**REQUIRED WORK:** Copy out every line in which the string "this" occurs.

───── TASK INPUTS

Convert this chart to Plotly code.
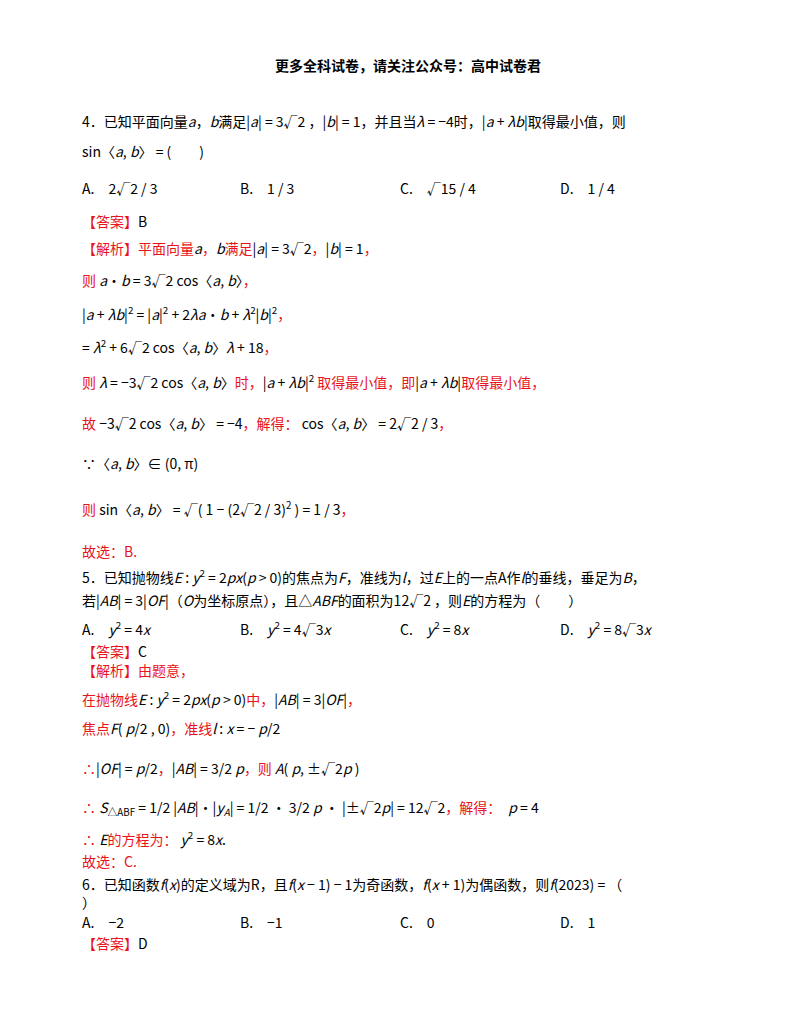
import plotly.graph_objects as go

RED = "#e8141b"


def r(s):
    return f"<span style='color:{RED}'>{s}</span>"


header = "更多全科试卷，请关注公众号：高中试卷君"

# each entry: list of text pieces laid out in columns (options) or one line
lines = [
    ["4．已知平面向量<i>a</i>，<i>b</i>满足|<i>a</i>| = 3√2 ，|<i>b</i>| = 1，并且当<i>λ</i> = −4时，|<i>a</i> + <i>λb</i>|取得最小值，则"],
    ["sin〈<i>a</i>, <i>b</i>〉 = (　　)"],
    ["A.　2√2 / 3", "B.　1 / 3", "C.　√15 / 4", "D.　1 / 4"],
    [r("【答案】") + "B"],
    [r("【解析】平面向量") + "<i>a</i>" + r("，") + "<i>b</i>" + r("满足") + "|<i>a</i>| = 3√2" + r("，") + "|<i>b</i>| = 1" + r("，")],
    [r("则 ") + "<i>a</i>·<i>b</i> = 3√2 cos〈<i>a</i>, <i>b</i>〉" + r("，")],
    ["|<i>a</i> + <i>λb</i>|<sup>2</sup> = |<i>a</i>|<sup>2</sup> + 2<i>λa</i>·<i>b</i> + <i>λ</i><sup>2</sup>|<i>b</i>|<sup>2</sup>" + r("，")],
    ["= <i>λ</i><sup>2</sup> + 6√2 cos〈<i>a</i>, <i>b</i>〉<i>λ</i> + 18" + r("，")],
    [r("则 ") + "<i>λ</i> = −3√2 cos〈<i>a</i>, <i>b</i>〉" + r("时，") + "|<i>a</i> + <i>λb</i>|<sup>2</sup>" + r(" 取得最小值，即") + "|<i>a</i> + <i>λb</i>|" + r("取得最小值，")],
    [r("故 ") + "−3√2 cos〈<i>a</i>, <i>b</i>〉 = −4" + r("，解得：") + " cos〈<i>a</i>, <i>b</i>〉 = 2√2 / 3" + r("，")],
    ["∵〈<i>a</i>, <i>b</i>〉∈ (0, π)"],
    [r("则 ") + "sin〈<i>a</i>, <i>b</i>〉 = √( 1 − (2√2 / 3)<sup>2</sup> ) = 1 / 3" + r("，")],
    [r("故选：B.")],
    ["5．已知抛物线<i>E</i> : <i>y</i><sup>2</sup> = 2<i>px</i>(<i>p</i> > 0)的焦点为<i>F</i>，准线为<i>l</i>，过<i>E</i>上的一点A作<i>l</i>的垂线，垂足为<i>B</i>，"],
    ["若|<i>AB</i>| = 3|<i>OF</i>|（<i>O</i>为坐标原点），且△<i>ABF</i>的面积为12√2 ，则<i>E</i>的方程为（　　）"],
    ["A.　<i>y</i><sup>2</sup> = 4<i>x</i>", "B.　<i>y</i><sup>2</sup> = 4√3<i>x</i>", "C.　<i>y</i><sup>2</sup> = 8<i>x</i>", "D.　<i>y</i><sup>2</sup> = 8√3<i>x</i>"],
    [r("【答案】") + "C"],
    [r("【解析】由题意，")],
    [r("在抛物线") + "<i>E</i> : <i>y</i><sup>2</sup> = 2<i>px</i>(<i>p</i> > 0)" + r("中，") + "|<i>AB</i>| = 3|<i>OF</i>|" + r("，")],
    [r("焦点") + "<i>F</i>( <i>p</i>/2 , 0)" + r("，准线") + "<i>l</i> : <i>x</i> = − <i>p</i>/2"],
    [r("∴") + "|<i>OF</i>| = <i>p</i>/2" + r("，") + "|<i>AB</i>| = 3/2 <i>p</i>" + r("，则 ") + "<i>A</i>( <i>p</i>, ±√2<i>p</i> )"],
    [r("∴ ") + "<i>S</i><sub>△ABF</sub> = 1/2 |<i>AB</i>|·|<i>y<sub>A</sub></i>| = 1/2 · 3/2 <i>p</i> · |±√2<i>p</i>| = 12√2" + r("，解得：") + "　<i>p</i> = 4"],
    [r("∴ ") + "<i>E</i>" + r("的方程为：") + " <i>y</i><sup>2</sup> = 8<i>x</i>."],
    [r("故选：C.")],
    ["6．已知函数<i>f</i>(<i>x</i>)的定义域为R，且<i>f</i>(<i>x</i> − 1) − 1为奇函数，<i>f</i>(<i>x</i> + 1)为偶函数，则<i>f</i>(2023) = （"],
    ["）"],
    ["A.　−2", "B.　−1", "C.　0", "D.　1"],
    [r("【答案】") + "D"],
]

line_y = [113, 143, 180, 213, 240, 272, 305, 338, 373, 415, 455, 500, 543,
          568, 592, 620, 643, 662, 690, 720, 760, 800, 830, 853, 876, 894, 914, 935]
col_x = [72, 230, 390, 550]

fig = go.Figure()
fig.add_annotation(x=400, y=57, text="<b>" + header + "</b>", showarrow=False,
                   xanchor="center", yanchor="middle", font=dict(size=14, color="black"))
for pieces, y in zip(lines, line_y):
    for i, t in enumerate(pieces):
        fig.add_annotation(x=col_x[i], y=y, text=t, showarrow=False,
                           xanchor="left", yanchor="middle",
                           font=dict(size=14, color="black"))

fig.update_layout(
    width=800, height=1035, margin=dict(l=0, r=0, t=0, b=0),
    plot_bgcolor="white", paper_bgcolor="white",
    font=dict(family="Noto Sans CJK SC, Liberation Serif", size=14),
    xaxis=dict(range=[0, 800], visible=False, fixedrange=True),
    yaxis=dict(range=[1035, 0], visible=False, fixedrange=True),
    showlegend=False,
)
fig.write_html("out.html")
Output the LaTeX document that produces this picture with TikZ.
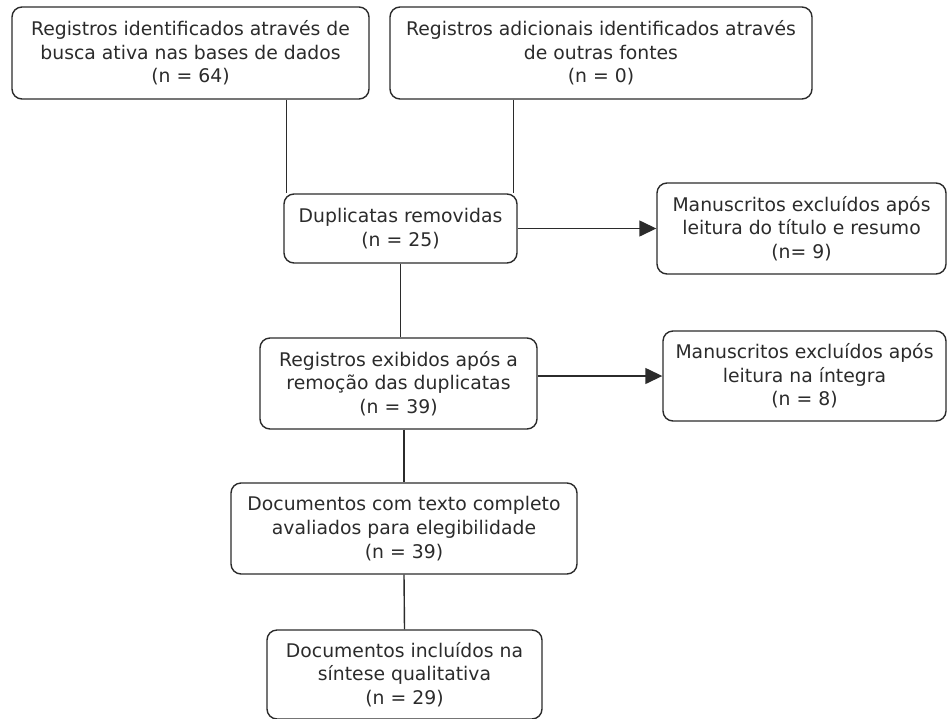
\documentclass[tikz,border=0pt]{standalone}
\usepackage{fontspec}
\setmainfont{DejaVu Sans}
\usetikzlibrary{arrows.meta}
\definecolor{ink}{HTML}{2B2B2B}
\begin{document}
\begin{tikzpicture}[x=1pt,y=-1pt,
  flowbox/.style={draw=ink, text=ink, line width=1.4pt, rounded corners=10pt, align=center,
    inner sep=0pt, font=\fontsize{18.8pt}{23.7pt}\selectfont},
  link/.style={draw=ink, line width=1.4pt},
  arrowlink/.style={link, -{Triangle[length=17pt,width=16pt]}}]
\useasboundingbox (0,0) rectangle (947,718);
\node[flowbox, minimum width=357pt, minimum height=92pt] (b1) at (190.5,53)
  {Registros identificados através de\\busca ativa nas bases de dados\\(n = 64)};
\node[flowbox, minimum width=422pt, minimum height=92pt] (b2) at (601,53)
  {Registros adicionais identificados através\\de outras fontes\\(n = 0)};
\node[flowbox, minimum width=233pt, minimum height=69pt] (dup) at (400.5,228.5)
  {Duplicatas removidas\\(n = 25)};
\node[flowbox, minimum width=289pt, minimum height=91pt] (m1) at (801.5,228.5)
  {Manuscritos excluídos após\\leitura do título e resumo\\(n= 9)};
\node[flowbox, minimum width=277pt, minimum height=91pt] (reg) at (398.5,383.5)
  {Registros exibidos após a\\remoção das duplicatas\\(n = 39)};
\node[flowbox, minimum width=283pt, minimum height=90pt] (m2) at (804.5,376)
  {Manuscritos excluídos após\\leitura na íntegra\\(n = 8)};
\node[flowbox, minimum width=346pt, minimum height=91pt] (doc1) at (404,528.5)
  {Documentos com texto completo\\avaliados para elegibilidade\\(n = 39)};
\node[flowbox, minimum width=275pt, minimum height=89pt] (doc2) at (404.5,674.5)
  {Documentos incluídos na\\síntese qualitativa\\(n = 29)};
\draw[link] ([xshift=3pt]dup.north west |- b1.south) -- ([xshift=3pt]dup.north west);
\draw[link] ([xshift=-4pt]dup.north east |- b2.south) -- ([xshift=-4pt]dup.north east);
\draw[arrowlink] (dup.east) -- (m1.west);
\draw[link] (dup.south) -- (reg.north -| dup.south);
\draw[arrowlink] (reg.east |- m2.west) -- (m2.west);
\draw[link] (doc1.north |- reg.south) -- (doc1.north);
\draw[link] (doc1.south) -- (doc2.north);
\end{tikzpicture}
\end{document}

──────────

**WRITTEN RESPONSE:**
Convert this chart to Plotly code.
Output the LaTeX document that produces this picture with TikZ.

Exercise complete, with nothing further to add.